While driving back to SF State with her boyfriend, Troy Miller, Nadia, an SF State journalism major, died in a car accident in Merced County last Monday, Aug. 27.
She told her mom ‘I love you and take care of yourself’ and hopped into their red, rented Chrysler Sebring. But then she opened the door and ran to hug her parents and brother goodbye again.
“We were all joking, telling each other ‘you’re sticky and sweaty’ and we all laughed,” said Nenita. “It was one of the hottest days in San Diego and [Nadia] was still wearing her black boots with pink fluorescent tape.”
Around 4 a.m. that morning, Nadia and Miller, 19, an SF State undeclared major, were driving down I-5. Tired from a long day of errands, Miller lost control of the wheel. They veered to the right and the car flipped over four times.
“When we realized what was going on, we both looked at each other,” said Miller. “I turned to Nadia and said baby just let it happen I love you; I love you.”
Without a seatbelt, Nadia had been ejected from the vehicle.
Miller raced to her side. She was lying on the dirt side of the road 12 ft from the wreck, motionless. He checked her heart rate and gave her mouth to mouth.
He didn’t sustain any serious injuries from the accident, just bruises, scraps, and burns from his seatbelt.
“It was like something out of a horror movie. If you’re okay, you call their name and you expect them to answer. I called her name, but there was no answer,” he said.
Also known for her striking tattoos, especially the one over her left forearm that depicted an intricate drawing of an old Japanese battle scene, Nadia had a thing for 60s and 70s vintage dresses and checkered gray, fake fur coats.
For the last three years of her life, she followed Veganism religiously. She’d kick anyone out her room for carrying, wearing, or eating an animal product– even Ritz Bits sandwiches. She deeply cared about life and humanity.
On rainy days, she’d stay home all day in her pajamas, smoking cigarettes, playing Guitar Hero and other video games with her boyfriend.
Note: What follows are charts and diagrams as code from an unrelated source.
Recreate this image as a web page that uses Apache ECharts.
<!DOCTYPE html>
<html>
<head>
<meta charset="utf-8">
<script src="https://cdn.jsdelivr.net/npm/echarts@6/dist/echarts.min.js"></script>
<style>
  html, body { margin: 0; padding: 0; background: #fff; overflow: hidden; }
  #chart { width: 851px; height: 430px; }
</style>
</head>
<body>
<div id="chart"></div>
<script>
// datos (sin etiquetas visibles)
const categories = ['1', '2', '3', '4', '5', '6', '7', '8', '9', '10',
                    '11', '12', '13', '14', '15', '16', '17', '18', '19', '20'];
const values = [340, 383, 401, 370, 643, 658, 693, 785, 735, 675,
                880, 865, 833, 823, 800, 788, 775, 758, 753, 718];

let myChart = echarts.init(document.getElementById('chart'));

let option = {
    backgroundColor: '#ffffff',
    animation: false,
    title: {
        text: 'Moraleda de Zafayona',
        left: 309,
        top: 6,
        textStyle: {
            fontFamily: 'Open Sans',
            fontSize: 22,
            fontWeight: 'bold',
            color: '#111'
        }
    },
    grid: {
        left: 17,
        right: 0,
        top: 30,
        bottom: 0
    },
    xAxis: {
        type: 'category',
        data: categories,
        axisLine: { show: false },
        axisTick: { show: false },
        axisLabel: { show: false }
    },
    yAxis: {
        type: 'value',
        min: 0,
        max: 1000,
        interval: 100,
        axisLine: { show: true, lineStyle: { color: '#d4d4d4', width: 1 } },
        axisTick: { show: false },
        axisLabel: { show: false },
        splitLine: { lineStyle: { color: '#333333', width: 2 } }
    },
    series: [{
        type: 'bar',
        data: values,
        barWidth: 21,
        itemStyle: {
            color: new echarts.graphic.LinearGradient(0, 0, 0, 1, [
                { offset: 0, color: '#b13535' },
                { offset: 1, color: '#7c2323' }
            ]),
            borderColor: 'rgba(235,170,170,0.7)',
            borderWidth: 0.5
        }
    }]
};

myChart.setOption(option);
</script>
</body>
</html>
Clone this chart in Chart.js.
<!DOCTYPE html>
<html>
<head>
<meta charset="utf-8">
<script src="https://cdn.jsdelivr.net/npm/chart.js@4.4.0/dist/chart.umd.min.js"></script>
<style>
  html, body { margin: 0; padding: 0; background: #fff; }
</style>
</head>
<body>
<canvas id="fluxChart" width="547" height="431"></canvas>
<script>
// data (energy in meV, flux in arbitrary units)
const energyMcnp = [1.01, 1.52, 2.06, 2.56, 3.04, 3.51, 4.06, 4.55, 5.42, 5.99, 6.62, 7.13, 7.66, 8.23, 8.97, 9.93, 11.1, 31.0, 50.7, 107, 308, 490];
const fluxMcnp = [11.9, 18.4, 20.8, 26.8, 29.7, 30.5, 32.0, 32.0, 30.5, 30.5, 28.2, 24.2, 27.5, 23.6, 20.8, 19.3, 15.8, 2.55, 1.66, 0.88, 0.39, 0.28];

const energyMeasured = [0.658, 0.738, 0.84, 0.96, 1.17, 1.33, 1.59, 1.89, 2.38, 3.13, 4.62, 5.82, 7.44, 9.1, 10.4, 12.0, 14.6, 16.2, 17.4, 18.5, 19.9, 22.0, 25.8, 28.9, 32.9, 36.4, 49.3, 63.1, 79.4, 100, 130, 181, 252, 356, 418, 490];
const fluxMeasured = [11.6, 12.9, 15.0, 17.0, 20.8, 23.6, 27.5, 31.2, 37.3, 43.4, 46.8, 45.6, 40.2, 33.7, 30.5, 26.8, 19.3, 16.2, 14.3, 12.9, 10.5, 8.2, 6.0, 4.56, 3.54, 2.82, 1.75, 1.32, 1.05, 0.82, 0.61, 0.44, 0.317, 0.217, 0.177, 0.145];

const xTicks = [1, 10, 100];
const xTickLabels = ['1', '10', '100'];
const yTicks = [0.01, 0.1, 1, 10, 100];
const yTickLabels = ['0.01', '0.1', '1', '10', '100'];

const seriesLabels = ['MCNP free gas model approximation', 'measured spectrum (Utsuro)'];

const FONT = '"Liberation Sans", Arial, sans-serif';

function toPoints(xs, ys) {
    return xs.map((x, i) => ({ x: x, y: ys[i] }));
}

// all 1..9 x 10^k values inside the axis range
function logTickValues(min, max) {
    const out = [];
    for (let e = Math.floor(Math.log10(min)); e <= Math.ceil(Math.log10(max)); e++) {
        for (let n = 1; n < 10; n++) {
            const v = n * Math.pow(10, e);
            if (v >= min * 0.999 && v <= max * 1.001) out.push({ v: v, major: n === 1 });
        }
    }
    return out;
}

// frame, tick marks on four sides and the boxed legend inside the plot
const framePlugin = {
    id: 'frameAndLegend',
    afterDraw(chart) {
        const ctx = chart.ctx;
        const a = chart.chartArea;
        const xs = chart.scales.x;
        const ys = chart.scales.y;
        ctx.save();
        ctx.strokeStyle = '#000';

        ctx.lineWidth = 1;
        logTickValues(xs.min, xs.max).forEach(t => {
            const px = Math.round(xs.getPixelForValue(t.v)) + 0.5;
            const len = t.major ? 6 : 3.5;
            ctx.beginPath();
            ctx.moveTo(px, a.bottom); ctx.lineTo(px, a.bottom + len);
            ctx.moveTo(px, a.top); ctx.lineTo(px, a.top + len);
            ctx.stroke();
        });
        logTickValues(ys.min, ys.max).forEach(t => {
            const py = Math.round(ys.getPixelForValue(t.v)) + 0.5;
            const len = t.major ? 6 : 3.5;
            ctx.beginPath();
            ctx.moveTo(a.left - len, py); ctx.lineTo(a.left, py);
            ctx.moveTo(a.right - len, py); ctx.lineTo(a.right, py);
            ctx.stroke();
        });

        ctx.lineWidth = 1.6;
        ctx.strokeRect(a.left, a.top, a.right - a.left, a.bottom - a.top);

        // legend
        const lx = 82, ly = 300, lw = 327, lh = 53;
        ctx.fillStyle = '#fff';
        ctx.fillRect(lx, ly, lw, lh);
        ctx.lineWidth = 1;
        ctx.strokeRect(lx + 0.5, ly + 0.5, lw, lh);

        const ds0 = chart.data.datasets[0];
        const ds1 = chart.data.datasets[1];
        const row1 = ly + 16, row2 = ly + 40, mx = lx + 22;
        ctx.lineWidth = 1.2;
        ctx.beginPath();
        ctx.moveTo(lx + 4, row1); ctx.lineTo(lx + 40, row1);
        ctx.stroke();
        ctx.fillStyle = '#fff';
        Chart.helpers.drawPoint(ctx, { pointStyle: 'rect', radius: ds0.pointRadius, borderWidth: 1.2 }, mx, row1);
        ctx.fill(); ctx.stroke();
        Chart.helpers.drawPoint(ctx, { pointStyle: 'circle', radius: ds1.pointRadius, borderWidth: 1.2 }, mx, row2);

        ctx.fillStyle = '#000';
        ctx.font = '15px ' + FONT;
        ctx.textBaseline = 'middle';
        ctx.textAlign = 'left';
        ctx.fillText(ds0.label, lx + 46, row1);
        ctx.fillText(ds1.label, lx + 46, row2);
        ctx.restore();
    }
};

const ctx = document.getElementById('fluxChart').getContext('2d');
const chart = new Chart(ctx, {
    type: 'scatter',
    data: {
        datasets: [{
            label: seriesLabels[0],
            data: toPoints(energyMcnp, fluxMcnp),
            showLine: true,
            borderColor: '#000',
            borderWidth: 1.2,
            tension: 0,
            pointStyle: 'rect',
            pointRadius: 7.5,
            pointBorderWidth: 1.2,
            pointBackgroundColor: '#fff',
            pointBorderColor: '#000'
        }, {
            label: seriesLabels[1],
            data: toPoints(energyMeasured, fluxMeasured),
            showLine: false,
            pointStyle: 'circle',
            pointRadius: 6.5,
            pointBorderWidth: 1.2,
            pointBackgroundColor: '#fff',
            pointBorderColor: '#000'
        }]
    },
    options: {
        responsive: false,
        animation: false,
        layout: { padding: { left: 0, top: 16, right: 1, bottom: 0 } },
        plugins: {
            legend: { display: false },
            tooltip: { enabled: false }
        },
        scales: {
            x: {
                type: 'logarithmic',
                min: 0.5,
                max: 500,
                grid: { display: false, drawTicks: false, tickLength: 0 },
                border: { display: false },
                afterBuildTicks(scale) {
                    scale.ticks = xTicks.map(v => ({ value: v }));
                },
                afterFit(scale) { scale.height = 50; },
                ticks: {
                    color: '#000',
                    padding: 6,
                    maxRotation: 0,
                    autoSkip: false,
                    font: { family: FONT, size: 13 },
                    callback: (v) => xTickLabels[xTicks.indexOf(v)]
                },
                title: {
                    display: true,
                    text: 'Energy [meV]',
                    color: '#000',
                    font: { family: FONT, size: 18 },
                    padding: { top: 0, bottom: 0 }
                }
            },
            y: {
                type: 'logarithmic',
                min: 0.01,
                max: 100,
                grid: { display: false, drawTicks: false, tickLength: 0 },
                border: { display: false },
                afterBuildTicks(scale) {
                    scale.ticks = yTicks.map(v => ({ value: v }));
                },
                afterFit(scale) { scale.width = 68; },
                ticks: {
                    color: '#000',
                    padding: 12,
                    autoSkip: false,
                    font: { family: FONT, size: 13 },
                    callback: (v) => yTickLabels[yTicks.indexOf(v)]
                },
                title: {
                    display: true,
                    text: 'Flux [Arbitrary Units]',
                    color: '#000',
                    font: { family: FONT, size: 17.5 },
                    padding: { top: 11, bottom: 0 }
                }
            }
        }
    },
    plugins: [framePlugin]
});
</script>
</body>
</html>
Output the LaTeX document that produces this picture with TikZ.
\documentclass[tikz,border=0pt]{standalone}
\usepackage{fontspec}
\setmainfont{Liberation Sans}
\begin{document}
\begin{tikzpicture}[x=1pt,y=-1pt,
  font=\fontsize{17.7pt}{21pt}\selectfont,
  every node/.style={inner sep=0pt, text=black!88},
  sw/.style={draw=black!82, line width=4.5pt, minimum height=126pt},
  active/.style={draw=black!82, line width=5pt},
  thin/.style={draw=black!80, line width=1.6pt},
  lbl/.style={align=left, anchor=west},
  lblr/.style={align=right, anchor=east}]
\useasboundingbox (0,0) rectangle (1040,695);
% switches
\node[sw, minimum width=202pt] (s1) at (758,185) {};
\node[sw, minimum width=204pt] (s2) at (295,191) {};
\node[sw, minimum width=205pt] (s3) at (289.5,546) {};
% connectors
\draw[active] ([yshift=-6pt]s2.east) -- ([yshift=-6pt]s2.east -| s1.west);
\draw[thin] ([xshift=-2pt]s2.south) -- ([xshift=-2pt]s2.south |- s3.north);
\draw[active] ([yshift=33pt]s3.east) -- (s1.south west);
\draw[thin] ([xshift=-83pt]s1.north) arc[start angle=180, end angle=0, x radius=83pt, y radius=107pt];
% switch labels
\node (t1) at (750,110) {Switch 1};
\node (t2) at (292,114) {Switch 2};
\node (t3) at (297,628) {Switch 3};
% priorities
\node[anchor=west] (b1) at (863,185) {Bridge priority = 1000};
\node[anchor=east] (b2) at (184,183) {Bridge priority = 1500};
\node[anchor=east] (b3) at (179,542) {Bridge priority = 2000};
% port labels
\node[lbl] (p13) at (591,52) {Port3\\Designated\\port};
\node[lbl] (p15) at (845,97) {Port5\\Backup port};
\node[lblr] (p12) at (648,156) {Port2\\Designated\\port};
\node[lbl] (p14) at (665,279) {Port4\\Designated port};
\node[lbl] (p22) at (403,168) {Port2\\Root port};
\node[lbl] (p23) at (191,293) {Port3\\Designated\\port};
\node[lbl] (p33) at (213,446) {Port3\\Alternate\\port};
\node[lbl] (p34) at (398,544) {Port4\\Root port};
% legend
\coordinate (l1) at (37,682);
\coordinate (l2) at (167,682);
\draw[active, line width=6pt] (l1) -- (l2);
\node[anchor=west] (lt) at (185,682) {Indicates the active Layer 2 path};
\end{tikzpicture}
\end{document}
After she graduated, she wanted to travel to Amsterdam and visit family, buy a house in either San Francisco, Los Angeles, or San Diego, work at a magazine, get married, and adopt kids. She was insistent about not having her own, said Miller.
The VegNews magazine summer intern doted on and fed stray cats, dogs, and even wild raccoons while tending to five cats of her own: Dolly Mama; Mongo Jerry; Annie; Tofu, and Shippo.
The funeral service was held on September 1, at the Glen Abby Chapel in Bonita, Calif.
With make-up and hair done by her best friends, said Nenita, Nadia laid in her casket, dressed in a white half-coat coordinated with a black and white stripped shirt, a pair of low waisted skinny jeans, and skull patterned tennis shoes.
As she would have wanted, her parents placed the cremated remains of her deceased cat Mama Kitty and her Boston terrier Oreo with her when she was buried.
“If it was up to her, she would adopt every cat, dog, animal…and keep them all in our room and none of them would be put down,” Miller said.
A loaf of bread and garbanzo beans was all Miller and Nadia had left to eat one day. With $10 dollars left of their money in her pocket, Nadia purchased cat litter and cat food for her feline friend Tofu. Nadia refused to doubt her animal-tarian logic. She explained to Miller: “Tofu didn’t ask for us to take care of it. She was given to us. We asked to have the cat so we need to put her first.”
Nadia leaves behind her parents Nenita and Tom Smit and her younger brother Nicolai.